The violence also spilled over into the match. At the end of the 1-1 draw in the Stade Velodrome, Russian fans charged into the England supporters' section and scuffles briefly broke out.
Later Saturday, the Euro 2016 violence spread along the Mediterranean coast to Nice, where Northern Ireland fans were drawn into fights with local youths, witnesses said.
Seven people were injured, including one man who suffered a serious head injury, police said.
The scenes in Marseille were reminiscent of the 1998 World Cup, when English and Tunisian fans brawled in the port city in some of the worst violence seen at a football tournament.
England fans said the clashes were caused by Russians, who charged at them.
"There were about 100 Russians. They just came out of nowhere, something was thrown and that started it all off," said one England supporter, who asked not to be named.
'No place in football'
Another fan, Danny Hart, 23, said the 9:00 pm (1900 GMT) kick-off time had fuelled the violence because the supporters had been drinking beer all day.
"I don't think it's a good idea to have scheduled the match at nine o'clock tonight. By that time everyone's going to be completely drunk."
European football's governing body UEFA slammed the violence.
"UEFA firmly condemns the incidents in Marseille," said a UEFA spokesman. "People engaging in such violent acts have no place in football."
At least three other people suffered serious injuries but their lives were not in danger, officials said.
Nunez said officers had moved in to separate groups of English and Russian fans before they were "set upon" by both sets of fans.
It was the third consecutive night of violence involving England fans.
Six people were arrested on Saturday, adding to seven held in the district on Friday night in similar disturbances. Police also broke up fighting involving England fans on Thursday.
Before the tournament, French police were on high alert for potential terror threats after the jihadist attacks in Paris in 2015, but so far it has been the old plague of hooliganism that has marred the Euros.
The brawls will also raise concerns about Russia's hosting of the 2018 World Cup.
The scenes caused revulsion in England, where hooliganism is often thought of as a phenomenon of the past.
"What is wrong with these people?

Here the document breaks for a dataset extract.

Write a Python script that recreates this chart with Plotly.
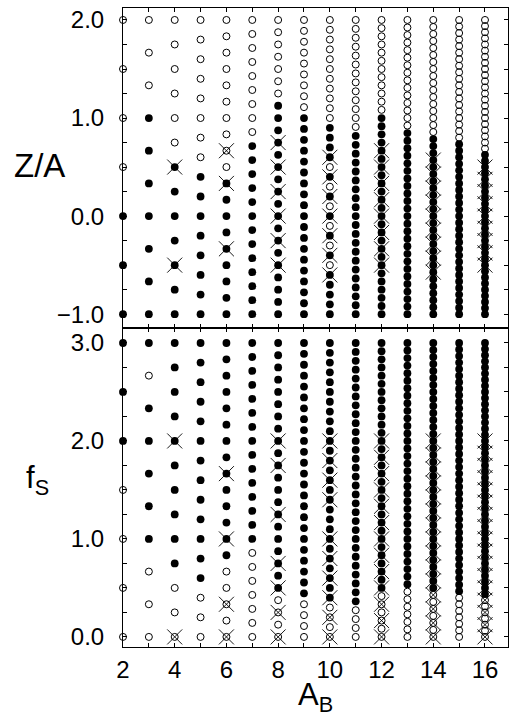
import plotly.graph_objects as go

# ---------------- data ----------------
A_B = [2, 3, 4, 5, 6, 7, 8, 9, 10, 11, 12, 13, 14, 15, 16]

# upper panel: Z/A = Z/A_B with Z from -A_B to 2*A_B
top_zmax = [0, 3, 2, 2, 2, 5, 9, 9, 9, 9, 12, 11, 11, 11, 10]      # filled when Z <= zmax
top_open_extra = [[], [], [], [], [], [], [], [],
                  [5, 3, 1, -1, -3, -5], [], [], [], [], [], []]     # open although Z <= zmax
top_cross = [[], [], [2, -2], [], [4, 2, -2], [],
             [6, 4, 2, 0, -2, -4], [],
             [6, 4, 2, 0, -2, -4, -6], [],
             [8, 6, 4, 2, 0, -2, -4, -6], [],
             [8, 6, 4, 2, 0, -2, -4, -6, -8], [],
             [8, 6, 4, 2, 0, -2, -4, -6, -8]]

# lower panel: f_S = S/A_B with S from 0 to 3*A_B
bot_smin = [4, 3, 3, 3, 5, 7, 4, 4, 4, 4, 6, 7, 7, 7, 7]            # filled when S >= smin
bot_open_extra = [[], [8], [], [], [], [], [], [], [], [], [], [], [], [], []]
bot_cross = [[], [], [8, 0], [], [10, 6, 2, 0], [],
             [16, 14, 10, 6, 4, 2, 0], [],
             [20, 18, 16, 14, 10, 8, 6, 4, 2, 0], [],
             [24, 22, 20, 18, 16, 14, 12, 10, 8, 6, 4, 2, 0], [],
             [28, 26, 24, 22, 20, 18, 16, 14, 12, 10, 8, 6, 4, 2, 0], [],
             [32, 30, 28, 26, 24, 22, 20, 18, 16, 14, 12, 10, 8, 6, 4, 2, 0]]

y_ticks_top = [-1, 0, 1, 2]
y_ticks_bot = [0, 1, 2, 3]
x_ticks = [2, 4, 6, 8, 10, 12, 14, 16]

# ---------------- build point sets ----------------
def build(lo_mult, hi_mult, is_filled, crosses):
    fx, fy, ox, oy, cx, cy = [], [], [], [], [], []
    for i, a in enumerate(A_B):
        for n in range(lo_mult * a, hi_mult * a + 1):
            v = n / a
            if is_filled(i, n):
                fx.append(a); fy.append(v)
            else:
                ox.append(a); oy.append(v)
        for n in crosses[i]:
            cx.append(a); cy.append(n / a)
    return fx, fy, ox, oy, cx, cy

top = build(-1, 2, lambda i, z: z <= top_zmax[i] and z not in top_open_extra[i], top_cross)
bot = build(0, 3, lambda i, s: s >= bot_smin[i] and s not in bot_open_extra[i], bot_cross)

fig = go.Figure()

def add_panel(pts, xa, ya):
    fx, fy, ox, oy, cx, cy = pts
    fig.add_trace(go.Scatter(x=ox, y=oy, mode="markers", xaxis=xa, yaxis=ya, cliponaxis=False,
                             marker=dict(symbol="circle-open", size=7, color="black",
                                         line=dict(color="black", width=1)),
                             showlegend=False, hoverinfo="skip"))
    fig.add_trace(go.Scatter(x=fx, y=fy, mode="markers", xaxis=xa, yaxis=ya, cliponaxis=False,
                             marker=dict(symbol="circle", size=7.8, color="black",
                                         line=dict(width=0)),
                             showlegend=False, hoverinfo="skip"))
    fig.add_trace(go.Scatter(x=cx, y=cy, mode="markers", xaxis=xa, yaxis=ya, cliponaxis=False,
                             marker=dict(symbol="x-thin-open", size=15, color="black",
                                         line=dict(color="black", width=0.9)),
                             showlegend=False, hoverinfo="skip"))

add_panel(top, "x", "y")
add_panel(bot, "x2", "y2")

FONT = "Arial, Liberation Sans, Helvetica, sans-serif"
tickfont = dict(family=FONT, size=24, color="black")

common_x = dict(range=[2, 16.89], showgrid=False, zeroline=False, showline=True,
                linecolor="black", linewidth=1, mirror="allticks",
                ticks="inside", ticklen=4, tickcolor="black", tickwidth=1)
common_y = dict(showgrid=False, zeroline=False, showline=True, linecolor="black",
                linewidth=1, mirror="allticks", ticks="inside", ticklen=4,
                tickcolor="black", tickwidth=1, tickformat=".1f", tickfont=tickfont,
                ticklabelstandoff=13,
                minor=dict(dtick=0.25, tick0=0, ticks="inside", ticklen=4,
                           tickcolor="black", tickwidth=1, showgrid=False))

fig.update_layout(
    width=513, height=717,
    margin=dict(l=123, r=5, t=8, b=70),
    plot_bgcolor="white", paper_bgcolor="white",
    xaxis=dict(common_x, domain=[0, 1], anchor="y", matches="x2",
               tickmode="linear", tick0=2, dtick=1, showticklabels=False),
    xaxis2=dict(common_x, domain=[0, 1], anchor="y2", tickmode="array",
                tickvals=x_ticks, tickfont=tickfont, ticklabelstandoff=1,
                minor=dict(dtick=1, tick0=2, ticks="inside", ticklen=4,
                           tickcolor="black", tickwidth=1, showgrid=False)),
    yaxis=dict(common_y, domain=[0.5, 1], anchor="x", range=[-1.136, 2.122],
               tickmode="array", tickvals=y_ticks_top),
    yaxis2=dict(common_y, domain=[0, 0.5], anchor="x2", range=[-0.103, 3.158],
                tickmode="array", tickvals=y_ticks_bot),
)

fig.add_annotation(text="Z/A", xref="paper", yref="paper", x=-0.218, y=0.753,
                   showarrow=False, xanchor="center", yanchor="middle",
                   font=dict(family=FONT, size=33, color="black"))
fig.add_annotation(text="f<sub>S</sub>", xref="paper", yref="paper", x=-0.222, y=0.262,
                   showarrow=False, xanchor="center", yanchor="middle",
                   font=dict(family=FONT, size=31, color="black"))
fig.add_annotation(text="A<sub>B</sub>", xref="paper", yref="paper", x=0.5, y=-0.078,
                   showarrow=False, xanchor="center", yanchor="middle",
                   font=dict(family=FONT, size=31, color="black"))

fig.write_html("out.html")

An absolute embarrassment to the country," tweeted former England striker Gary Lineker.
"You can talk about police provocation, or other fans causing trouble, but it only seems to happen where the English go."
The England-Russia game was one of five classified as "high-risk" for hooliganism by tournament organisers and Marseille residents said the violence should have been expected.

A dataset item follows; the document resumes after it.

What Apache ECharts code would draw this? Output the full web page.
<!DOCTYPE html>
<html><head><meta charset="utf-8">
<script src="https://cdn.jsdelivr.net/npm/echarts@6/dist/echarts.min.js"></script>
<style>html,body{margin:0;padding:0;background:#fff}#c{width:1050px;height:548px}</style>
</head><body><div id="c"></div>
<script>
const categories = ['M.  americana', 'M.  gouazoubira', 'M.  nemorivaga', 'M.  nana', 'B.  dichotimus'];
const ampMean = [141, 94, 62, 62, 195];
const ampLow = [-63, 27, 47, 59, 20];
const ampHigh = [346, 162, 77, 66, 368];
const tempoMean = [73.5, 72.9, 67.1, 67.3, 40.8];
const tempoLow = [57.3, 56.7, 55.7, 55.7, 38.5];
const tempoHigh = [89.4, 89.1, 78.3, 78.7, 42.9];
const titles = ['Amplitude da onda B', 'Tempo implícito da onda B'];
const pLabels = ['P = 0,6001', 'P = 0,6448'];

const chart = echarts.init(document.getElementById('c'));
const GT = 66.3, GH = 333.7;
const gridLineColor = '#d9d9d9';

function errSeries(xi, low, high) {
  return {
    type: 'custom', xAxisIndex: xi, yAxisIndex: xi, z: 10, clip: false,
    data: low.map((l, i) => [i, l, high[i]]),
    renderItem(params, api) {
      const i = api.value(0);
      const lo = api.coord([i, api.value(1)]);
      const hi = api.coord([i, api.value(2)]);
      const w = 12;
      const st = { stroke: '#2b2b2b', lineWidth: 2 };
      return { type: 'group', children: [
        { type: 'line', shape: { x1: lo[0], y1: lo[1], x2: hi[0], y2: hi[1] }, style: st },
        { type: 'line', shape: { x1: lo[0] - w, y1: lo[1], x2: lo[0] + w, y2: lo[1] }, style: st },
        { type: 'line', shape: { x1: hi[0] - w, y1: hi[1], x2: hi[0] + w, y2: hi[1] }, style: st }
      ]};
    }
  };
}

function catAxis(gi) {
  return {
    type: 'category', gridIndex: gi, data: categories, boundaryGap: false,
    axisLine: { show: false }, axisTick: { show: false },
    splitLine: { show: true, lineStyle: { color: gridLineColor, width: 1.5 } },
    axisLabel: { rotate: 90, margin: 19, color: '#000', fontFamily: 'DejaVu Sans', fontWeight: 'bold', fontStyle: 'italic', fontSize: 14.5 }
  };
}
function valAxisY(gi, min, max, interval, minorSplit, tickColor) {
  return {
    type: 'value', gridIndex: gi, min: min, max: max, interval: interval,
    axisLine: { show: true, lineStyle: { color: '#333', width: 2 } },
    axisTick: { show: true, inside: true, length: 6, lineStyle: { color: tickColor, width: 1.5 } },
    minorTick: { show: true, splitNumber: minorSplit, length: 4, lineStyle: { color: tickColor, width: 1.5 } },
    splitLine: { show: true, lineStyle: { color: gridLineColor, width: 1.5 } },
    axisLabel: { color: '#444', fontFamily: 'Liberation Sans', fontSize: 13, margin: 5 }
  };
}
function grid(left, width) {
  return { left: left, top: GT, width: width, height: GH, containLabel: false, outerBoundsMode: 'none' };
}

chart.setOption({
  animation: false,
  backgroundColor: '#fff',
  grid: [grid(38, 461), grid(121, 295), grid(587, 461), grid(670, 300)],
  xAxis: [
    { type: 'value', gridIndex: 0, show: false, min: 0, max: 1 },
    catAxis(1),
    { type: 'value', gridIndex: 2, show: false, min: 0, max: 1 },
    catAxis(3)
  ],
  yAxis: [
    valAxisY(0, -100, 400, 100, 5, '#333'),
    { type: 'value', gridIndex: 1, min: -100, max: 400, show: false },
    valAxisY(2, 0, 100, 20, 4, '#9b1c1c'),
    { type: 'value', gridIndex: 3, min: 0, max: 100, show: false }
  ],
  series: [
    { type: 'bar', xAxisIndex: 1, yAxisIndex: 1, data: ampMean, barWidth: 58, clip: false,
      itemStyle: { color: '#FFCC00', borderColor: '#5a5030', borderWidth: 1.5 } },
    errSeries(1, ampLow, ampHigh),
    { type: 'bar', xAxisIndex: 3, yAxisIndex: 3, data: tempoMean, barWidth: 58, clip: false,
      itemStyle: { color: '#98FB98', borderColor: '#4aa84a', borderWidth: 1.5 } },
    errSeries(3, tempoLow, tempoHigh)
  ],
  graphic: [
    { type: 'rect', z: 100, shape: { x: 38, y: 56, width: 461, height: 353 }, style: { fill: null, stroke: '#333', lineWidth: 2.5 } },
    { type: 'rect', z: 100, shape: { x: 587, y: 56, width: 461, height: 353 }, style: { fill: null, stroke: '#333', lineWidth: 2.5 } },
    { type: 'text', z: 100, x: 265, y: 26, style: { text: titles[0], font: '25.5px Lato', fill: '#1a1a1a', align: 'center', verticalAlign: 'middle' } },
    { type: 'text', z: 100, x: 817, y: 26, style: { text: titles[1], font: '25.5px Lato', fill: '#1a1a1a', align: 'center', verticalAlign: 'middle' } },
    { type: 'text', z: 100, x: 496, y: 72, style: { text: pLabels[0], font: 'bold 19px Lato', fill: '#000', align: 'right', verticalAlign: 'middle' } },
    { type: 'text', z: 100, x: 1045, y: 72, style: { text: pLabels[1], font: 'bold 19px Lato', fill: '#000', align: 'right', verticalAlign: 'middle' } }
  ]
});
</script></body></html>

"It's the English, what do you expect? We know what it's going to be like when they come here," said Laurent Ferrero, a pizzeria owner.

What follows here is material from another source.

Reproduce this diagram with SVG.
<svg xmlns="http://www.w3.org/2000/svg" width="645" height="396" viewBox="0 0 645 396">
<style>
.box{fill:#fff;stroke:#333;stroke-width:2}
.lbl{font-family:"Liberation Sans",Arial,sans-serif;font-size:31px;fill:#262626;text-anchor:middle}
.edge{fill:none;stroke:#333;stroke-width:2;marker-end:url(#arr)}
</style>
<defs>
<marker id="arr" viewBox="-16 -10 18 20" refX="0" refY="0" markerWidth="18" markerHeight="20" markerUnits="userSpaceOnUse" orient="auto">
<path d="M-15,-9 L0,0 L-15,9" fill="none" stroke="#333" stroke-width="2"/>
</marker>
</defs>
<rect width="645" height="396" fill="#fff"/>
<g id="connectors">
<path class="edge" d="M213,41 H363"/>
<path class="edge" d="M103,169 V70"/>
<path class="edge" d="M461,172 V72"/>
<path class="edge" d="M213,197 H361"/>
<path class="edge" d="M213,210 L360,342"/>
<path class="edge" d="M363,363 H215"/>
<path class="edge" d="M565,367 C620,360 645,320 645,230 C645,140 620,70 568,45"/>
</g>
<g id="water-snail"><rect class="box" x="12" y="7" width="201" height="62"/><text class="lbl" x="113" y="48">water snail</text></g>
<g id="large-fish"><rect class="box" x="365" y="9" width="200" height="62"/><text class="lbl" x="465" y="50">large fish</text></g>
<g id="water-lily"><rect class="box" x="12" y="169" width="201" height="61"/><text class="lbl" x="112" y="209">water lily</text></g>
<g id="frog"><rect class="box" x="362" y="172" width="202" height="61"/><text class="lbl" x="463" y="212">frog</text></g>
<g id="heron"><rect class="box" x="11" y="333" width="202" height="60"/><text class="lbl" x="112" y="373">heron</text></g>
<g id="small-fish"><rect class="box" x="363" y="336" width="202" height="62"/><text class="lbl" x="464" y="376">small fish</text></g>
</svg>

"In 1998 it was the same thing."
In Lyon, meanwhile, four French men aged between 20 and 24 were briefly detained following a fight in a bar where England fans had been drinking, police said.
Witnesses said the French men attacked the England supporters.
The violence has marred French joy at an otherwise smooth start to the tournament after the buildup was overshadowed by months of industrial unrest and terror fears.
However, the strikes in France have showed little sign of letting up, with Air France pilots joining rail workers, rubbish collectors and oil refinery workers in walking off the job.
The strike by a quarter of Air France's pilots meant only 83 percent of flights operated on Saturday, the company said, but disruption was limited.
The strike is set to continue until Tuesday, when unions have organised nationwide rallies to protest government labour reforms.